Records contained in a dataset
# # # # #

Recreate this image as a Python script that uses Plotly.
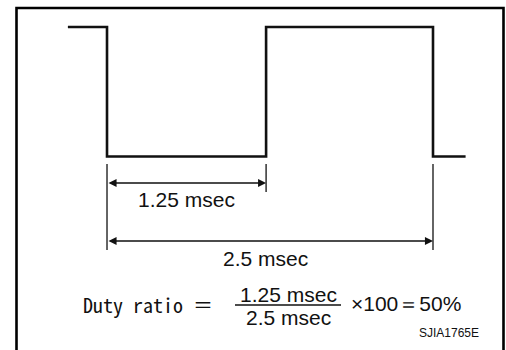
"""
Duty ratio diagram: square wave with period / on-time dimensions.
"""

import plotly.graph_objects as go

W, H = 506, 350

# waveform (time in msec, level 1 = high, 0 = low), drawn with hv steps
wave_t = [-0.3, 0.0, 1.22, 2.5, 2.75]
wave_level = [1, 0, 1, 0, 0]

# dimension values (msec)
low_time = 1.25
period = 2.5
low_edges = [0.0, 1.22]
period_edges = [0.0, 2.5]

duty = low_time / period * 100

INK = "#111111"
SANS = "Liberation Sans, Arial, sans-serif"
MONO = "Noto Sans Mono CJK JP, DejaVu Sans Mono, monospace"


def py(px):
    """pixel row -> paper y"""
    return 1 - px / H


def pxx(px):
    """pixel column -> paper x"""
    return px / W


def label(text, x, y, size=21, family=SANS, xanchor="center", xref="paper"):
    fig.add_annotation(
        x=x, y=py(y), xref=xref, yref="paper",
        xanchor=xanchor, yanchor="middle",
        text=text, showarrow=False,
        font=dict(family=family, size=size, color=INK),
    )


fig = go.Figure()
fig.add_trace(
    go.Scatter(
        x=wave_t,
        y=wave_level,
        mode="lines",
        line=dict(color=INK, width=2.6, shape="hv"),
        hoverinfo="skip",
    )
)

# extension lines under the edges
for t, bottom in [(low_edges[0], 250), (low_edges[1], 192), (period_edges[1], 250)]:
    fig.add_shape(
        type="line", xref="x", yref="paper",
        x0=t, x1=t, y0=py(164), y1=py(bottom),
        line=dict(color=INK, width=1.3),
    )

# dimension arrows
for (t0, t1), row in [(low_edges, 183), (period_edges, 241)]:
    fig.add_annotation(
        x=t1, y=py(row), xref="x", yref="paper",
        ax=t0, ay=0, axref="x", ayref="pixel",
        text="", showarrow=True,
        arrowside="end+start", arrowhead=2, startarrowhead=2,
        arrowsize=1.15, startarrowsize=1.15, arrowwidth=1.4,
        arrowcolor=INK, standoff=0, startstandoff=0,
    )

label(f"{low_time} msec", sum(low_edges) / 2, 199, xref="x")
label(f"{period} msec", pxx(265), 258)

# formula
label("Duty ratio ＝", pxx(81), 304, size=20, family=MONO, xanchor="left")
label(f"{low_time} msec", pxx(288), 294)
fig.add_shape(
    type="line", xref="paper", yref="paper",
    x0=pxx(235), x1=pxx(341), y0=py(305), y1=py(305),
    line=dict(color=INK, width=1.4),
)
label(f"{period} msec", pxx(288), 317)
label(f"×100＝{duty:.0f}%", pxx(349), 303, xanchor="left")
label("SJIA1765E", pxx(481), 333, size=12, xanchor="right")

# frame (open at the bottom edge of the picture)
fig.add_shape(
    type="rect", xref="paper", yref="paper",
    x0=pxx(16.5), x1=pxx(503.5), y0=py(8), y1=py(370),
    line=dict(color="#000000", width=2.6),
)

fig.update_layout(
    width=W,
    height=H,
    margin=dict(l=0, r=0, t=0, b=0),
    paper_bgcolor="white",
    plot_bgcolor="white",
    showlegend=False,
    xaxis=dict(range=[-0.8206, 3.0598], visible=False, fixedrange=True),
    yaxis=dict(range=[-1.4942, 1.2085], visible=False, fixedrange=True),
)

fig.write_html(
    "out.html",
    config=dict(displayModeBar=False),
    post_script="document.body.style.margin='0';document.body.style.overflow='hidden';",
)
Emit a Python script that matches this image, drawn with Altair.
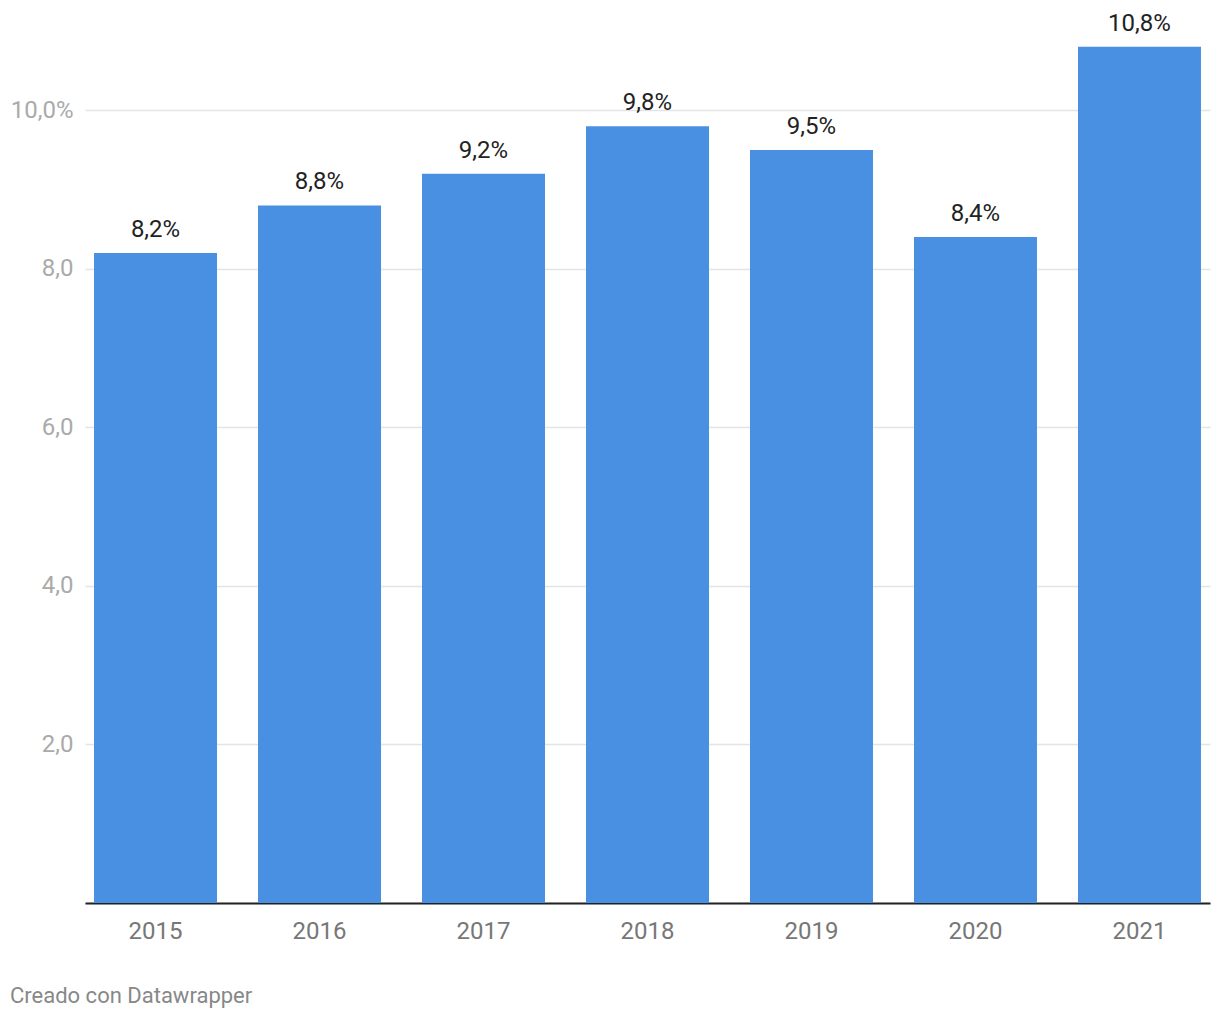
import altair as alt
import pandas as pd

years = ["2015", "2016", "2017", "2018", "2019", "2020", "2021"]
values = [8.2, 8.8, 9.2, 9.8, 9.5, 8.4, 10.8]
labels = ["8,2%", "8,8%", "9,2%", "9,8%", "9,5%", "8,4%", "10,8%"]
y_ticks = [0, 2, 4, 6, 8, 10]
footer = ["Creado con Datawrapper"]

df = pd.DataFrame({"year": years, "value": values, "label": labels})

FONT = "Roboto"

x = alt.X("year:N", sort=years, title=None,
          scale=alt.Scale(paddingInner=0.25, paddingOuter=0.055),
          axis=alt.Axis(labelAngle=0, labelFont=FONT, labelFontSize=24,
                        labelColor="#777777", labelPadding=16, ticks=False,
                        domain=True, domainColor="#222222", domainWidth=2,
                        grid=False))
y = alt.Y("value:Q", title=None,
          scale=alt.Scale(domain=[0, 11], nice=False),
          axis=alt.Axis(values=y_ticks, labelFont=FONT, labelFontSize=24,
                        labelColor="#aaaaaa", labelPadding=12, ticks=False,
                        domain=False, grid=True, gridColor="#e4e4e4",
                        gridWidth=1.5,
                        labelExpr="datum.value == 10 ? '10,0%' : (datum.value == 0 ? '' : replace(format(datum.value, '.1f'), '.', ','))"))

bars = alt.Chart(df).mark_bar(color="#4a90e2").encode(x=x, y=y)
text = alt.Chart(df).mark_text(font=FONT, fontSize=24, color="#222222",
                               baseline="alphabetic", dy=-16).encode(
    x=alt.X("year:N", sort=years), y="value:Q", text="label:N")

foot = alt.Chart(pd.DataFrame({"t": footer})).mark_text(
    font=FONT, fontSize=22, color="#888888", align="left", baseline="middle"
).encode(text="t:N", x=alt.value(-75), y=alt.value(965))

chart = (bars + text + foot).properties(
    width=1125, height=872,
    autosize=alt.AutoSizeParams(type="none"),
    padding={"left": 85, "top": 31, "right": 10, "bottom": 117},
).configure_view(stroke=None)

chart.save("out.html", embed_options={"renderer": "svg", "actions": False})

# # # # #

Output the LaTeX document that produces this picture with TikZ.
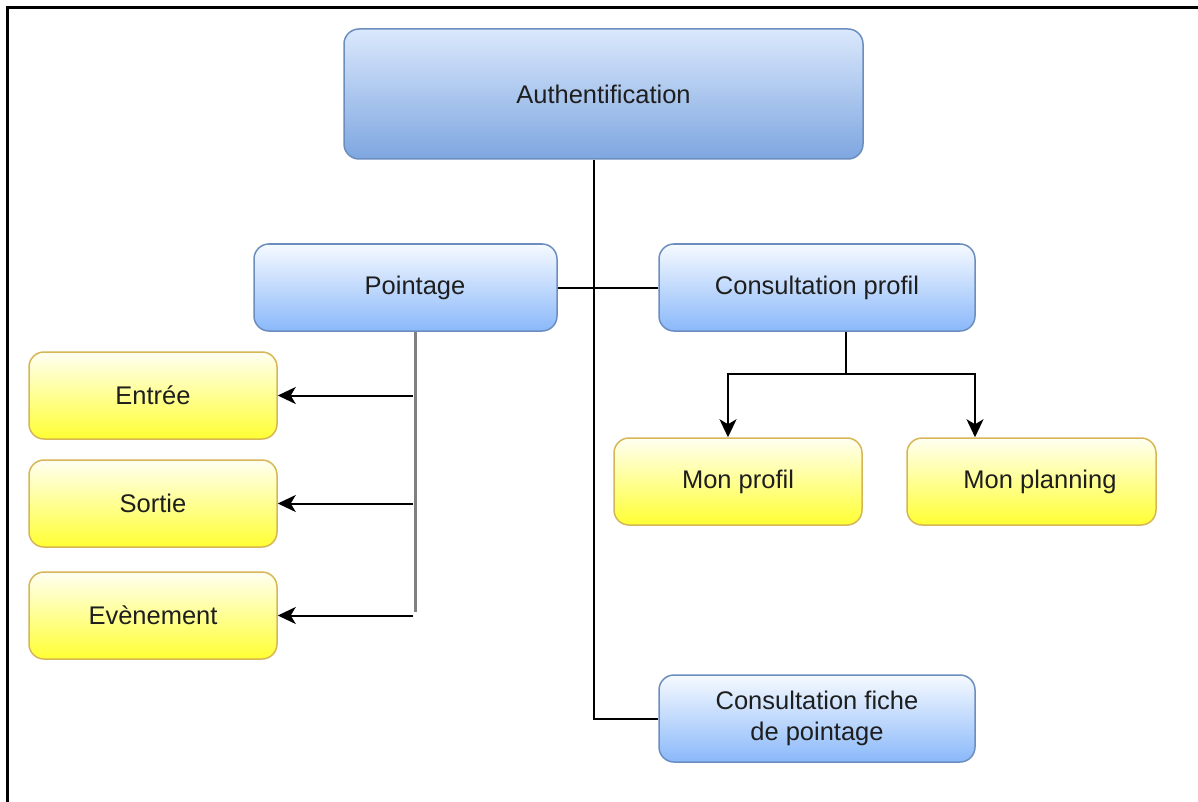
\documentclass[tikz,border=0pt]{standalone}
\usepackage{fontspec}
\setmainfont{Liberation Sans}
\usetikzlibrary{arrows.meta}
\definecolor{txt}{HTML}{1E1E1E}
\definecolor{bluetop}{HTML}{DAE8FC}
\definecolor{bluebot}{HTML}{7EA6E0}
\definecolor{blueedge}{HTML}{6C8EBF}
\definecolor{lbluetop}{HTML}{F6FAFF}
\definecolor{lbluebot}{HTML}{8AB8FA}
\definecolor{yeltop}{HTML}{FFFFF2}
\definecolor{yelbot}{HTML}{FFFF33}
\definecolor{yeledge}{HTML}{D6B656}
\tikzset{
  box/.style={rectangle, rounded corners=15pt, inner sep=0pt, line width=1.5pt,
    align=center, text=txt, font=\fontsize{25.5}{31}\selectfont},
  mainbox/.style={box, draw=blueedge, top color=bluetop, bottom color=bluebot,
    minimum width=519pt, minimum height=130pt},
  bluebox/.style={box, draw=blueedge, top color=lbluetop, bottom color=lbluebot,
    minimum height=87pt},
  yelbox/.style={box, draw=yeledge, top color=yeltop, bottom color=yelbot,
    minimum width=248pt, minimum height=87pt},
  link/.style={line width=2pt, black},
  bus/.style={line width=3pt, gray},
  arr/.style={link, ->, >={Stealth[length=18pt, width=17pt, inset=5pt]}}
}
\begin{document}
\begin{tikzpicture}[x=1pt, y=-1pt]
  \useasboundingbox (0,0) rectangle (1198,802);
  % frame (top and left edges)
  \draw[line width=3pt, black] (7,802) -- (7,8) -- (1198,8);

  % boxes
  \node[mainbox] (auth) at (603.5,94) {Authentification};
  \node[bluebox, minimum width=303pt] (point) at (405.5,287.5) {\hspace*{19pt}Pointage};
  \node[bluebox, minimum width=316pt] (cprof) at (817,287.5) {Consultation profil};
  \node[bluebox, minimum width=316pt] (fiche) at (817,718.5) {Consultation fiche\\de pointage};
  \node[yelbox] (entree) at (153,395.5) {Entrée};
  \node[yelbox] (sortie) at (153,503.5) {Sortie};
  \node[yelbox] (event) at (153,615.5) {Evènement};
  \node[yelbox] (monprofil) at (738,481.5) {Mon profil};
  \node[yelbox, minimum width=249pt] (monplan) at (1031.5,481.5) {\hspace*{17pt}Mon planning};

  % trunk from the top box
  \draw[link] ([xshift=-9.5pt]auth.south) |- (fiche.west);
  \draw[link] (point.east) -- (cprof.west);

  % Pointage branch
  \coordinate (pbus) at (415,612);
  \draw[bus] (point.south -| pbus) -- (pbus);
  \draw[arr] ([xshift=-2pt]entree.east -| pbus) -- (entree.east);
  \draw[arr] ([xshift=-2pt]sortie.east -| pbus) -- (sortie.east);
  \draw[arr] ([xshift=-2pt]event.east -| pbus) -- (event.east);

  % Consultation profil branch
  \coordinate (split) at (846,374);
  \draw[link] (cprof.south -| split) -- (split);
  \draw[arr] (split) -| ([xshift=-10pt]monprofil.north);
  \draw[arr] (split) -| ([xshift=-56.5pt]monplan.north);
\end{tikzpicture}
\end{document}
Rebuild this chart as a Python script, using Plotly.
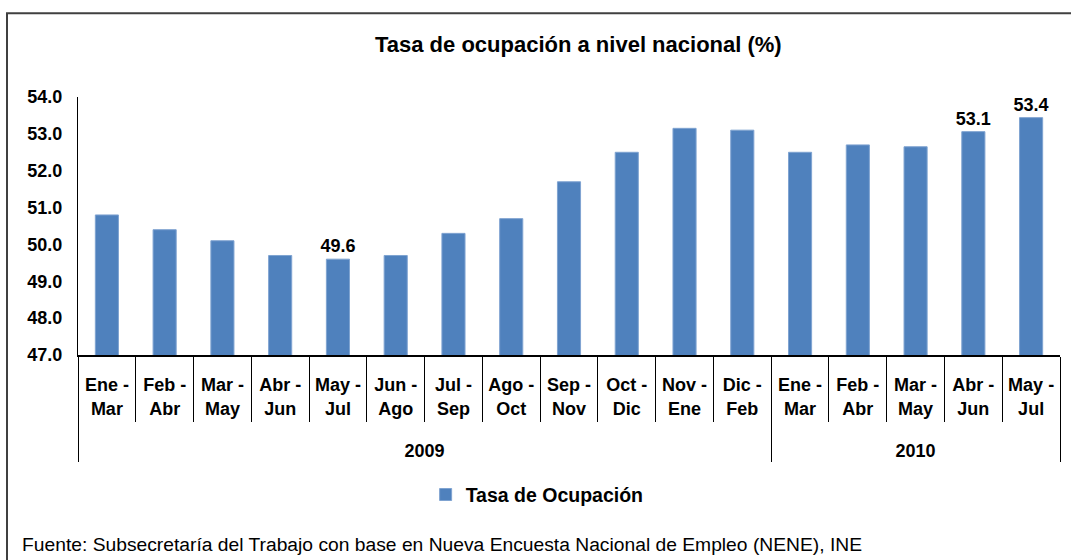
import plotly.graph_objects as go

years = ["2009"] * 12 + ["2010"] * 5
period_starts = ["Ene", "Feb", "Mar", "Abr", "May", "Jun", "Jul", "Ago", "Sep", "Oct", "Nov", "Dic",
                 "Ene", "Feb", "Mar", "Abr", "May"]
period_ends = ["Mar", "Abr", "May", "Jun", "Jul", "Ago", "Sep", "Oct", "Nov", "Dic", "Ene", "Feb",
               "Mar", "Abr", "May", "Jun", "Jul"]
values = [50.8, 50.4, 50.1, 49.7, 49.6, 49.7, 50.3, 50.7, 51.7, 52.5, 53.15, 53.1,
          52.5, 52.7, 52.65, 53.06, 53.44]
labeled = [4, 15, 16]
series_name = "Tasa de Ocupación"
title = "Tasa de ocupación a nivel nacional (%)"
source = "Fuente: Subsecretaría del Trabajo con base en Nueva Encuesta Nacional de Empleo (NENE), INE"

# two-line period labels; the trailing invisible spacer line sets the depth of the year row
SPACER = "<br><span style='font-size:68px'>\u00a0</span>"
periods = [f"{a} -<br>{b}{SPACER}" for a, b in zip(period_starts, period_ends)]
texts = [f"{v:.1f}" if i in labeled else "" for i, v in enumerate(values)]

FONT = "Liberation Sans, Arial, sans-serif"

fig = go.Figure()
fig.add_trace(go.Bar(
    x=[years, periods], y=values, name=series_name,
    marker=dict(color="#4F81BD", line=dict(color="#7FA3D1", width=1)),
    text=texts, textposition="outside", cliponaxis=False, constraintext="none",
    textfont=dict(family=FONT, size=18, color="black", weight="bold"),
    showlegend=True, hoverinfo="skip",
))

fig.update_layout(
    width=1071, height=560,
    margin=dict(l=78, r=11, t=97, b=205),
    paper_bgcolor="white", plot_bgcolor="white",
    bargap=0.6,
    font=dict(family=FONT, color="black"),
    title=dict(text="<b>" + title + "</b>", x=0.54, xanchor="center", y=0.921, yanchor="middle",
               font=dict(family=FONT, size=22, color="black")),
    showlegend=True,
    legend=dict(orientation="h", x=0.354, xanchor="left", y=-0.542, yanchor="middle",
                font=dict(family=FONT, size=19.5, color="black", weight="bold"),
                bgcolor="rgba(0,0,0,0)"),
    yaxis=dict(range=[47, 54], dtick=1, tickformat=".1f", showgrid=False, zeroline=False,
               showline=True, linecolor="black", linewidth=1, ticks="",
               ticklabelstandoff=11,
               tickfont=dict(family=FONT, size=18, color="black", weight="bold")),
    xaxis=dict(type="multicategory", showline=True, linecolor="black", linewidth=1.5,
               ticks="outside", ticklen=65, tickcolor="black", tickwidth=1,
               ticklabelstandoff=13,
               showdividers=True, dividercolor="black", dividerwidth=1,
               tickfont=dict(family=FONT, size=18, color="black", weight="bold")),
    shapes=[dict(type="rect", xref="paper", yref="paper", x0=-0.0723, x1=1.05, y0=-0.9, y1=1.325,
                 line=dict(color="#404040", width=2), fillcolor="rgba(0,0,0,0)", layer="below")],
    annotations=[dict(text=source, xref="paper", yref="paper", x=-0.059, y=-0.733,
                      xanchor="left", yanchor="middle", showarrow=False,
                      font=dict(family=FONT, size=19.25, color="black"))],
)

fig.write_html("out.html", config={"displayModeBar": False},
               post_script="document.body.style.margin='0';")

# # # # #

EXERCISE OBJECTIVE
Give the count of lines holding the word "this" and nothing more.

REPLY TO THE TASK
4